### Data shown

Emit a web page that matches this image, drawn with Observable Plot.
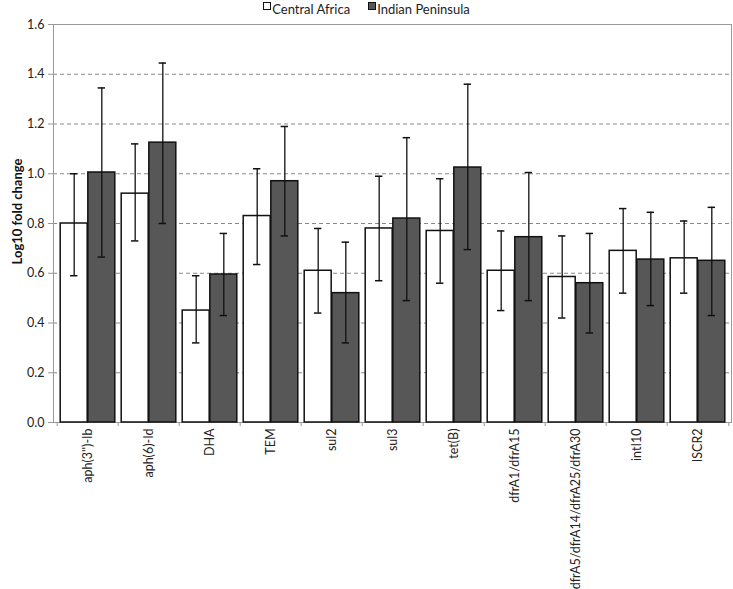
<!DOCTYPE html>
<html>
<head>
<meta charset="utf-8">
<script src="https://cdn.jsdelivr.net/npm/d3@7"></script>
<script src="https://cdn.jsdelivr.net/npm/@observablehq/plot@0.6"></script>
<style>
  html, body { margin: 0; padding: 0; background: white; }
  #legend { height: 16px; line-height: 16px; font-family: Lato, sans-serif; font-size: 13px; color: #222; text-align: center; padding-top: 1px; box-sizing: border-box; }
  #legend .item { display: inline-block; margin: 0 9px; }
  #legend .sw { display: inline-block; width: 6px; height: 6px; border: 1px solid #111; margin-right: 1px; vertical-align: 4px; }
</style>
</head>
<body>
<div id="legend"></div>
<div id="chart"></div>
<script>
const genes = ["aph(3'')-Ib", "aph(6)-Id", "DHA", "TEM", "sul2", "sul3", "tet(B)", "dfrA1/dfrA15", "dfrA5/dfrA14/dfrA25/dfrA30", "intI10", "ISCR2"];
const regions = ["Central Africa", "Indian Peninsula"];
const regionColors = ["#ffffff", "#575757"];

const caValue = [0.80, 0.92, 0.45, 0.83, 0.61, 0.78, 0.77, 0.61, 0.585, 0.69, 0.66];
const caLow   = [0.59, 0.73, 0.32, 0.635, 0.44, 0.57, 0.56, 0.45, 0.42, 0.52, 0.52];
const caHigh  = [1.00, 1.12, 0.59, 1.02, 0.78, 0.99, 0.98, 0.77, 0.75, 0.86, 0.81];

const ipValue = [1.005, 1.125, 0.595, 0.97, 0.52, 0.82, 1.025, 0.745, 0.56, 0.655, 0.65];
const ipLow   = [0.665, 0.80, 0.43, 0.75, 0.32, 0.49, 0.695, 0.49, 0.36, 0.47, 0.43];
const ipHigh  = [1.345, 1.445, 0.76, 1.19, 0.725, 1.145, 1.36, 1.005, 0.76, 0.845, 0.865];

const yTicks = [0, 0.2, 0.4, 0.6, 0.8, 1.0, 1.2, 1.4, 1.6];
const gridTicks = [0.2, 0.4, 0.6, 0.8, 1.0, 1.2, 1.4];
const yLabel = "Log10 fold change";

const ca = genes.map((g, i) => ({gene: g, value: caValue[i], lo: caLow[i], hi: caHigh[i]}));
const ip = genes.map((g, i) => ({gene: g, value: ipValue[i], lo: ipLow[i], hi: ipHigh[i]}));

// legend
const legend = document.getElementById("legend");
regions.forEach((r, i) => {
  const s = document.createElement("span");
  s.className = "item";
  s.innerHTML = `<span class="sw" style="background:${regionColors[i]}"></span>${r}`;
  legend.appendChild(s);
});

const W = 733, H = 573, mL = 53, mR = 2;
const step = (W - mL - mR) / genes.length;
const gap = 3.2;
const half = step / 2;
const off = (half - gap) / 2;      // bar centre offset from band centre
const capInset = (step - 8) / 2;

const chart = Plot.plot({
  width: W, height: H,
  marginTop: 8, marginBottom: 167, marginLeft: mL, marginRight: mR,
  style: {fontFamily: "Lato, sans-serif", fontSize: "12px", color: "#222", background: "white"},
  x: {domain: genes, padding: 0},
  y: {domain: [0, 1.6]},
  marks: [
    Plot.gridY(gridTicks, {stroke: "#888", strokeOpacity: 1, strokeDasharray: "4,3"}),
    Plot.frame({stroke: "#999"}),
    Plot.barY(ca, {x: "gene", y: "value", fill: regionColors[0], stroke: "#111", strokeWidth: 1.5, insetLeft: gap, insetRight: half}),
    Plot.barY(ip, {x: "gene", y: "value", fill: regionColors[1], stroke: "#111", strokeWidth: 1.5, insetLeft: half, insetRight: gap}),
    Plot.ruleX(ca, {x: "gene", y1: "lo", y2: "hi", dx: -off, stroke: "#111", strokeWidth: 1.3}),
    Plot.ruleX(ip, {x: "gene", y1: "lo", y2: "hi", dx: off, stroke: "#111", strokeWidth: 1.3}),
    Plot.tickY(ca, {x: "gene", y: "lo", dx: -off, insetLeft: capInset, insetRight: capInset, stroke: "#111", strokeWidth: 1.5}),
    Plot.tickY(ca, {x: "gene", y: "hi", dx: -off, insetLeft: capInset, insetRight: capInset, stroke: "#111", strokeWidth: 1.5}),
    Plot.tickY(ip, {x: "gene", y: "lo", dx: off, insetLeft: capInset, insetRight: capInset, stroke: "#111", strokeWidth: 1.5}),
    Plot.tickY(ip, {x: "gene", y: "hi", dx: off, insetLeft: capInset, insetRight: capInset, stroke: "#111", strokeWidth: 1.5}),
    Plot.ruleX(genes, {x: d => d, y1: 0, y2: 0, insetBottom: -4, dx: -half, stroke: "#999"}),
    Plot.ruleX(genes.slice(-1), {x: d => d, y1: 0, y2: 0, insetBottom: -4, dx: half, stroke: "#999"}),
    Plot.axisY({ticks: yTicks, tickFormat: d3.format(".1f"), tickSize: 5, tickPadding: 4, stroke: "#999", fill: "#222", fontSize: 12.5, label: null}),
    Plot.axisX({tickRotate: -90, tickSize: 0, tickPadding: 6, fontSize: 12.5, fill: "#222", label: null}),
    Plot.text([yLabel], {text: d => d, frameAnchor: "left", textAnchor: "middle", rotate: -90, dx: -36, dy: -12, fontWeight: "bold", fontSize: 13, fill: "#111"})
  ]
});
document.getElementById("chart").appendChild(chart);
</script>
</body>
</html>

### What you need to do
Return each line exactly as written. Any picture gets left out.

### Solution to this task
Emit a web page that matches this image, drawn with Observable Plot.
<!DOCTYPE html>
<html>
<head>
<meta charset="utf-8">
<script src="https://cdn.jsdelivr.net/npm/d3@7"></script>
<script src="https://cdn.jsdelivr.net/npm/@observablehq/plot@0.6"></script>
<style>
  html, body { margin: 0; padding: 0; background: white; }
  #legend { height: 16px; line-height: 16px; font-family: Lato, sans-serif; font-size: 13px; color: #222; text-align: center; padding-top: 1px; box-sizing: border-box; }
  #legend .item { display: inline-block; margin: 0 9px; }
  #legend .sw { display: inline-block; width: 6px; height: 6px; border: 1px solid #111; margin-right: 1px; vertical-align: 4px; }
</style>
</head>
<body>
<div id="legend"></div>
<div id="chart"></div>
<script>
const genes = ["aph(3'')-Ib", "aph(6)-Id", "DHA", "TEM", "sul2", "sul3", "tet(B)", "dfrA1/dfrA15", "dfrA5/dfrA14/dfrA25/dfrA30", "intI10", "ISCR2"];
const regions = ["Central Africa", "Indian Peninsula"];
const regionColors = ["#ffffff", "#575757"];

const caValue = [0.80, 0.92, 0.45, 0.83, 0.61, 0.78, 0.77, 0.61, 0.585, 0.69, 0.66];
const caLow   = [0.59, 0.73, 0.32, 0.635, 0.44, 0.57, 0.56, 0.45, 0.42, 0.52, 0.52];
const caHigh  = [1.00, 1.12, 0.59, 1.02, 0.78, 0.99, 0.98, 0.77, 0.75, 0.86, 0.81];

const ipValue = [1.005, 1.125, 0.595, 0.97, 0.52, 0.82, 1.025, 0.745, 0.56, 0.655, 0.65];
const ipLow   = [0.665, 0.80, 0.43, 0.75, 0.32, 0.49, 0.695, 0.49, 0.36, 0.47, 0.43];
const ipHigh  = [1.345, 1.445, 0.76, 1.19, 0.725, 1.145, 1.36, 1.005, 0.76, 0.845, 0.865];

const yTicks = [0, 0.2, 0.4, 0.6, 0.8, 1.0, 1.2, 1.4, 1.6];
const gridTicks = [0.2, 0.4, 0.6, 0.8, 1.0, 1.2, 1.4];
const yLabel = "Log10 fold change";

const ca = genes.map((g, i) => ({gene: g, value: caValue[i], lo: caLow[i], hi: caHigh[i]}));
const ip = genes.map((g, i) => ({gene: g, value: ipValue[i], lo: ipLow[i], hi: ipHigh[i]}));

// legend
const legend = document.getElementById("legend");
regions.forEach((r, i) => {
  const s = document.createElement("span");
  s.className = "item";
  s.innerHTML = `<span class="sw" style="background:${regionColors[i]}"></span>${r}`;
  legend.appendChild(s);
});

const W = 733, H = 573, mL = 53, mR = 2;
const step = (W - mL - mR) / genes.length;
const gap = 3.2;
const half = step / 2;
const off = (half - gap) / 2;      // bar centre offset from band centre
const capInset = (step - 8) / 2;

const chart = Plot.plot({
  width: W, height: H,
  marginTop: 8, marginBottom: 167, marginLeft: mL, marginRight: mR,
  style: {fontFamily: "Lato, sans-serif", fontSize: "12px", color: "#222", background: "white"},
  x: {domain: genes, padding: 0},
  y: {domain: [0, 1.6]},
  marks: [
    Plot.gridY(gridTicks, {stroke: "#888", strokeOpacity: 1, strokeDasharray: "4,3"}),
    Plot.frame({stroke: "#999"}),
    Plot.barY(ca, {x: "gene", y: "value", fill: regionColors[0], stroke: "#111", strokeWidth: 1.5, insetLeft: gap, insetRight: half}),
    Plot.barY(ip, {x: "gene", y: "value", fill: regionColors[1], stroke: "#111", strokeWidth: 1.5, insetLeft: half, insetRight: gap}),
    Plot.ruleX(ca, {x: "gene", y1: "lo", y2: "hi", dx: -off, stroke: "#111", strokeWidth: 1.3}),
    Plot.ruleX(ip, {x: "gene", y1: "lo", y2: "hi", dx: off, stroke: "#111", strokeWidth: 1.3}),
    Plot.tickY(ca, {x: "gene", y: "lo", dx: -off, insetLeft: capInset, insetRight: capInset, stroke: "#111", strokeWidth: 1.5}),
    Plot.tickY(ca, {x: "gene", y: "hi", dx: -off, insetLeft: capInset, insetRight: capInset, stroke: "#111", strokeWidth: 1.5}),
    Plot.tickY(ip, {x: "gene", y: "lo", dx: off, insetLeft: capInset, insetRight: capInset, stroke: "#111", strokeWidth: 1.5}),
    Plot.tickY(ip, {x: "gene", y: "hi", dx: off, insetLeft: capInset, insetRight: capInset, stroke: "#111", strokeWidth: 1.5}),
    Plot.ruleX(genes, {x: d => d, y1: 0, y2: 0, insetBottom: -4, dx: -half, stroke: "#999"}),
    Plot.ruleX(genes.slice(-1), {x: d => d, y1: 0, y2: 0, insetBottom: -4, dx: half, stroke: "#999"}),
    Plot.axisY({ticks: yTicks, tickFormat: d3.format(".1f"), tickSize: 5, tickPadding: 4, stroke: "#999", fill: "#222", fontSize: 12.5, label: null}),
    Plot.axisX({tickRotate: -90, tickSize: 0, tickPadding: 6, fontSize: 12.5, fill: "#222", label: null}),
    Plot.text([yLabel], {text: d => d, frameAnchor: "left", textAnchor: "middle", rotate: -90, dx: -36, dy: -12, fontWeight: "bold", fontSize: 13, fill: "#111"})
  ]
});
document.getElementById("chart").appendChild(chart);
</script>
</body>
</html>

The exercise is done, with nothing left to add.